O líder da organização criminosa, segundo a PF, é Pedro Lima dos Santos, sócio da Mineradora Dente Di Leone. Detido na última terça-feira (10), ele é supervisor na secretaria de obras da prefeitura de Redenção. Vereador entre 2013 e 2017 pelo PSDB, Pedro Lima ficou como suplente em 2016 pelo PSC e em 2020 pelo Democrata (atual União Brasil), chegando a assumir o cargo por alguns meses em 2024.

De acordo com a investigação, a Dente Di Leone comercializou 3,14 toneladas de ouro ilegal entre 2021 e 2023, faturando R$ 847 milhões com a venda para empresas intermediárias.

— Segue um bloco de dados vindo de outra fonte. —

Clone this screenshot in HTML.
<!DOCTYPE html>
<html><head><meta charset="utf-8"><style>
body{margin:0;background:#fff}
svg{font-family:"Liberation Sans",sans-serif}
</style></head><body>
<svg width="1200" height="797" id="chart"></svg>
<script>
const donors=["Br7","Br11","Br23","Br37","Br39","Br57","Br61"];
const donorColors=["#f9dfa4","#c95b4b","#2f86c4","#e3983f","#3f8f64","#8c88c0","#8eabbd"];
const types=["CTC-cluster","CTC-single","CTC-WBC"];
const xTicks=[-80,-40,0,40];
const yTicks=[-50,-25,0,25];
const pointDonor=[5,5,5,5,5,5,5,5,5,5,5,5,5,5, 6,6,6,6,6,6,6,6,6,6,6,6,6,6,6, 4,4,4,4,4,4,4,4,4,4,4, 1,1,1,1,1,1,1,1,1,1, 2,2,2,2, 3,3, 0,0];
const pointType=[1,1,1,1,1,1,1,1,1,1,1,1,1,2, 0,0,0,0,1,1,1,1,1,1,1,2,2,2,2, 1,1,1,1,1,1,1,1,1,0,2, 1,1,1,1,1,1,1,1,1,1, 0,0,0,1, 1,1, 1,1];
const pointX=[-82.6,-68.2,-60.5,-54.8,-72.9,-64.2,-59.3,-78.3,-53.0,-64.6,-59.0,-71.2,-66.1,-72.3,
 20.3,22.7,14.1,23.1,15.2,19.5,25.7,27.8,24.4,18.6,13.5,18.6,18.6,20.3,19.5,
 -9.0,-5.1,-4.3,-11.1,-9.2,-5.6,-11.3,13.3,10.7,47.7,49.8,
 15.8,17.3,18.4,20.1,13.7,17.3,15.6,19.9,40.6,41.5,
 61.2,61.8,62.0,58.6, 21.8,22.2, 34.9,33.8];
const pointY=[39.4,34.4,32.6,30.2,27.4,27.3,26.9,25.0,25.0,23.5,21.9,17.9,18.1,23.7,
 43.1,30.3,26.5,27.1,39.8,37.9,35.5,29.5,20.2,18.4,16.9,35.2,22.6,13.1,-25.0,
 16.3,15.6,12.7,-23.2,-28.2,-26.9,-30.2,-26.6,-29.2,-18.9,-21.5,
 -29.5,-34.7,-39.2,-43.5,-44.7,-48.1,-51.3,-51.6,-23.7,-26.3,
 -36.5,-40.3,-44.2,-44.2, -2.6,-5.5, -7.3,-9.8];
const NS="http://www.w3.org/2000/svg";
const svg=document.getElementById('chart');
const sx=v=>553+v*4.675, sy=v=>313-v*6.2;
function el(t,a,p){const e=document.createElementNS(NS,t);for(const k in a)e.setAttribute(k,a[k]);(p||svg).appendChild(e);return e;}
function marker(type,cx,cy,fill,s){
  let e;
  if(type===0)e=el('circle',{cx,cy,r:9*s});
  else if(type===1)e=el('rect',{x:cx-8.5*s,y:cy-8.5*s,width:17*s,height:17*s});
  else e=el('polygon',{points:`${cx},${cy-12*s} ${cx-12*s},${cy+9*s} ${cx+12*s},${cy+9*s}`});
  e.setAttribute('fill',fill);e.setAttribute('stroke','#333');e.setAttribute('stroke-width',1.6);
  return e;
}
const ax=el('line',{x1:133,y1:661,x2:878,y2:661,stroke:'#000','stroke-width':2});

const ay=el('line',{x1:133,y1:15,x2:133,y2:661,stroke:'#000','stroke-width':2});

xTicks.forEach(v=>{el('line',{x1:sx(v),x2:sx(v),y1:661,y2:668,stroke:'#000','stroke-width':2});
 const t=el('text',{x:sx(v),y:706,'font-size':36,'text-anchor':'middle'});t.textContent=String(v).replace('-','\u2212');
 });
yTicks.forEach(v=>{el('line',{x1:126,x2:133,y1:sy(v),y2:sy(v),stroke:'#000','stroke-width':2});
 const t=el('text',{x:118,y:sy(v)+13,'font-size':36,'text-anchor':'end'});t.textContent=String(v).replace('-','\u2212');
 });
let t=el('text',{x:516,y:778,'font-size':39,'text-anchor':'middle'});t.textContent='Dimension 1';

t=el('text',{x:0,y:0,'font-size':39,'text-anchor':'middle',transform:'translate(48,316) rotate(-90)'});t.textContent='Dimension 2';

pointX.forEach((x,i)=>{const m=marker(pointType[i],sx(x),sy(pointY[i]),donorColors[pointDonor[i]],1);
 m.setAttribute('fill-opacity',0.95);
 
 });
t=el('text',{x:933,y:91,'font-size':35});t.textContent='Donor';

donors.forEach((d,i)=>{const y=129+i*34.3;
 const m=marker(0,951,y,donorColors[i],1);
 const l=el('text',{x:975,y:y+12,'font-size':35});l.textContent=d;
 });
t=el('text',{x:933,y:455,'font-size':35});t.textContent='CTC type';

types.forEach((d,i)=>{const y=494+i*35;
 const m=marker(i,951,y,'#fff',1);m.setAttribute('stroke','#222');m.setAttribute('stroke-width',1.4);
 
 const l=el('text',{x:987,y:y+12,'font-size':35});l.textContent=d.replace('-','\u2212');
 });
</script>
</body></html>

Operação Bruciato desmantelou esquema criminoso de garimpo e mineração de ouro (Foto: Polícia Federal)
Operação Bruciato investiga esquema criminoso de garimpo e mineração de ouro (Foto: Divulgação/Polícia Federal)

A Repórter Brasil já tinha revelado em 2023 que Pedro Lima era suspeito de operar um “garimpo fantasma” no sul do Pará. Os negócios já eram investigados por possíveis laços com um esquema de contrabando ilegal de ouro, que forneceu o minério extraído de terras indígenas para refinadoras de Nova York, nos Estados Unidos, e Istambul, na Turquia.

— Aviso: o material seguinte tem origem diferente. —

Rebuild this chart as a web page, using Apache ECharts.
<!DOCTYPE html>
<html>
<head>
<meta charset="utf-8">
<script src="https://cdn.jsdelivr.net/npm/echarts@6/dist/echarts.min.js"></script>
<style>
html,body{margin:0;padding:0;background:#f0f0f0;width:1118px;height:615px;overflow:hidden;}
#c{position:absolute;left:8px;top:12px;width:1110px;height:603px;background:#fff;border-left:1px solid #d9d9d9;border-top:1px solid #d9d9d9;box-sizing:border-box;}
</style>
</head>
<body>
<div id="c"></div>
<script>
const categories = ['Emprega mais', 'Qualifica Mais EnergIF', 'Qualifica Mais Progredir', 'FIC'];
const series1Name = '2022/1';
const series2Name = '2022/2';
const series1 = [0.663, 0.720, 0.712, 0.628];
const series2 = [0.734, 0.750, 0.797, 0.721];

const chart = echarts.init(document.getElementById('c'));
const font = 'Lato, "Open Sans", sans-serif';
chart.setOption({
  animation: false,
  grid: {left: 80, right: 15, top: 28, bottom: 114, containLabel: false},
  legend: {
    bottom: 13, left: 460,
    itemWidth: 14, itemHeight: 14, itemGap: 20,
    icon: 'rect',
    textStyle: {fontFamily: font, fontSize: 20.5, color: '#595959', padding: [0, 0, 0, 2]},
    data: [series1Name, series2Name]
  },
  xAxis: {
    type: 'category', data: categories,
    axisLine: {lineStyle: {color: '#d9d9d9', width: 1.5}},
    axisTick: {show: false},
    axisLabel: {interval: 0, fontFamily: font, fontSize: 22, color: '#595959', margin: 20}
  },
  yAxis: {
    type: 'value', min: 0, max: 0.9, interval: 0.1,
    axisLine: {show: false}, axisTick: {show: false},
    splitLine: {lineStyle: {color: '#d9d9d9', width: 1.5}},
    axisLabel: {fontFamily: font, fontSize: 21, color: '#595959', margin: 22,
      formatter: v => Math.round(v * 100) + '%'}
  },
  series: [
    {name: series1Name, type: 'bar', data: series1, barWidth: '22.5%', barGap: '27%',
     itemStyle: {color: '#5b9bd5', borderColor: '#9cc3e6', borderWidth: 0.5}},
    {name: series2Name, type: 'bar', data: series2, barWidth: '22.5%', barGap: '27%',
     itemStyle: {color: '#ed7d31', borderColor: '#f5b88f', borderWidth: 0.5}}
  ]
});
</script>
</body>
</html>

A Operação Bruciato da PF prendeu ainda dois policiais militares e dois policiais civis do Pará, incluindo um delegado. Os agentes seriam responsáveis por comandar garimpos dentro da TI Kayapó. Dois indígenas também foram presos acusados de conivência com os garimpeiros e de facilitação das ilegalidades, mediante pagamentos. 

Ao todo foram expedidos 13 mandados de prisão preventiva, além de 33 mandados de busca e apreensão. “[Trata-se de] Uma sofisticada organização criminosa envolvida na extração e comercialização ilegal de ouro”, diz o pedido de prisão, acessado pela Repórter Brasil

Pedro Lima é descrito como “o principal articulador da prática ilícita do ‘esquentamento do ouro’”. Além da extração e comércio ilegal do minério, ele vai responder por lavagem de dinheiro, falsidade ideológica e organização criminosa. A PF também aponta o envolvimento em outros crimes dos policiais presos, como corrupção e homicídio.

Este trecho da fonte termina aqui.